By the time she came back to Athens, Greece's own economic crisis had been unfolding for more than a year. Through news assignments and personal work, Vourloumis has been busy documenting the impact of the austerity measures imposed by Europe and the IMF as a condition of Greece's bailout.

Her subject matter ranges from riots to homelessness, the plight of civil servants to the Perama repair docks. Once known as the "Wall Street of Greece's ship repair industry," the docks are now dotted with abandoned ships and out-of-work men.

Vourloumis' images offer an intimate view into to the economic crisis: A nurse standing in an empty locker room; a young woman recovering from a tear-gassing; dock workers desperate to get a days work. All are vignettes of a country mired in uncertainty and dire economic times. For Vourloumis, the news story has become personal.

"We feel trapped," she says, "and the worst thing is waiting for [an] event to unfold blindly without us having any control of what is to happen." The austerity measures threaten more than the livelihood of the Greek people, she says, it's affecting their sense of national identity, one that is mired in pride.

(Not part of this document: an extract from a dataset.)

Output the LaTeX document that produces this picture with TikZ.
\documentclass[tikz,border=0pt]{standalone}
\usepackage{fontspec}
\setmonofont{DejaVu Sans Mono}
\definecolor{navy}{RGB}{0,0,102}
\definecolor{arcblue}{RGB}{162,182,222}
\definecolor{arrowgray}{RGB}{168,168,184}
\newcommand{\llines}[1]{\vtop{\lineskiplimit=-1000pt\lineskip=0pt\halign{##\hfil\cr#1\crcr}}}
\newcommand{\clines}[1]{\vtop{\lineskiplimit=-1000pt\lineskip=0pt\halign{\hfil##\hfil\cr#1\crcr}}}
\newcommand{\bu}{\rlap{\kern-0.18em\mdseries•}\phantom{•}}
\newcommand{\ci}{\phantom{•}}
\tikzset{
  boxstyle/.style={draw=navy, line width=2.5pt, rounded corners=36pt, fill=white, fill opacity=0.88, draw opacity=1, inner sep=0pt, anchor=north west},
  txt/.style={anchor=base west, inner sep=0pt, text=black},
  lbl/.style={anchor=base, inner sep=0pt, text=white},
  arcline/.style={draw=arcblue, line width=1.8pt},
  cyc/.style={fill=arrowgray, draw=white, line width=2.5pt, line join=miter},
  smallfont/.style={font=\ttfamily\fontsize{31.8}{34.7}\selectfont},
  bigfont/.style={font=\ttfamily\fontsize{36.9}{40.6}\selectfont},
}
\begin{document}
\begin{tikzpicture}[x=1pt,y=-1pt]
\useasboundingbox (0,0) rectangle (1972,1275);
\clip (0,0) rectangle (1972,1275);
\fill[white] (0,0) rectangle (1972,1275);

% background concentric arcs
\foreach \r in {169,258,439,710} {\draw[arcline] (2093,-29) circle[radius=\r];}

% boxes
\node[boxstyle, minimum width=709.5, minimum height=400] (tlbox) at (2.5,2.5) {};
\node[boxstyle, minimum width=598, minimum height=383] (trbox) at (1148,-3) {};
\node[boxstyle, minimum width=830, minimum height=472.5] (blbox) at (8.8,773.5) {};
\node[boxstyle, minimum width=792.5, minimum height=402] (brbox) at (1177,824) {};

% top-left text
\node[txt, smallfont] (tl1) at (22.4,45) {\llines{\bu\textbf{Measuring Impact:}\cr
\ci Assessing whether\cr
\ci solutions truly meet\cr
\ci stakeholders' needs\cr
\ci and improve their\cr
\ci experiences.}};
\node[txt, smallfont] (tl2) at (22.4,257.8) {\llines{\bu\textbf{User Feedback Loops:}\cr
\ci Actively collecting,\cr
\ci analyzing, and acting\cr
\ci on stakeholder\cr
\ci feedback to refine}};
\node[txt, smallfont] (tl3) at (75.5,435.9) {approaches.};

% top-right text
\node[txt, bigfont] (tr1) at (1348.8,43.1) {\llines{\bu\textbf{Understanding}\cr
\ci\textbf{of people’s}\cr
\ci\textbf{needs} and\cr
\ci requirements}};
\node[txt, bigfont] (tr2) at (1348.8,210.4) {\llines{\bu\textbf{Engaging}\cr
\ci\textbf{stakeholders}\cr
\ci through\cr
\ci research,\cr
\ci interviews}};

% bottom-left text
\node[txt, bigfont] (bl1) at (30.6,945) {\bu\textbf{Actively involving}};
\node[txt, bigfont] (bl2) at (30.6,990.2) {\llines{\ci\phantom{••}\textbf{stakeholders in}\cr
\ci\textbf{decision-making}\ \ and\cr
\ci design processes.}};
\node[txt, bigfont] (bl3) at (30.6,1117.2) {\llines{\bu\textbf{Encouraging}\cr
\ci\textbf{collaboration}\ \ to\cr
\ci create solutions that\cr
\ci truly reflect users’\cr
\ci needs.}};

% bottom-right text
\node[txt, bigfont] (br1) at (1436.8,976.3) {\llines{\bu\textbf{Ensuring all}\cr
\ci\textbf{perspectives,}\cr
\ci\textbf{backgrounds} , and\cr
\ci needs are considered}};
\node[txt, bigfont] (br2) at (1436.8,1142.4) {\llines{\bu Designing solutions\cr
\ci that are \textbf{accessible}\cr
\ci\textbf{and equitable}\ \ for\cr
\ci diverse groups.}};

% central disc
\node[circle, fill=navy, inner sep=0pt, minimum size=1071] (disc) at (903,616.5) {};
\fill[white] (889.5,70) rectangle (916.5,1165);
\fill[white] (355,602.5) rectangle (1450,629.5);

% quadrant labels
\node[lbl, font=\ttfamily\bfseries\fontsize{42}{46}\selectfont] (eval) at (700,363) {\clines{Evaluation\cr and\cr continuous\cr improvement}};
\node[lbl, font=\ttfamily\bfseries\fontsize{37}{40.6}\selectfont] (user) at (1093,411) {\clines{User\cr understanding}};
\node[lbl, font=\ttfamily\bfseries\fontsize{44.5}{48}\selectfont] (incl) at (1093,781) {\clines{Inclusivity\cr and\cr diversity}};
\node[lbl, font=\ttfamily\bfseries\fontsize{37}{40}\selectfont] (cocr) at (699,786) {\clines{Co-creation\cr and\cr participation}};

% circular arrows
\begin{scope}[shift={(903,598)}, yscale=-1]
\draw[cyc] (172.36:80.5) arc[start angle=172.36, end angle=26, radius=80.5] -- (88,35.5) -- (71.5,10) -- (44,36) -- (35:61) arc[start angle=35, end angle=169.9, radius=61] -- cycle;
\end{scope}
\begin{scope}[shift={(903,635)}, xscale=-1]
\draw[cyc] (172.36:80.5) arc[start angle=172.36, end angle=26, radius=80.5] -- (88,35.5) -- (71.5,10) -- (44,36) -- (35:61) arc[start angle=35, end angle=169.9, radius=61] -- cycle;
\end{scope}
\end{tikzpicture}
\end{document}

Athens is a different city, Vourloumis says, and it's getting worse – even unstable. She believes it will take at least a generation to mend what she calls "the dysfunction of the Greek system."

With so many people out of work and more austerity measures looming, bad news has kept Greece in the headlines — and Vourloumis employed. "It is a double-edged sword," she says. "I do sometimes feel uncomfortable."

"But that is why it is my responsibility to cover this story with as much sensitivity and respect as possible."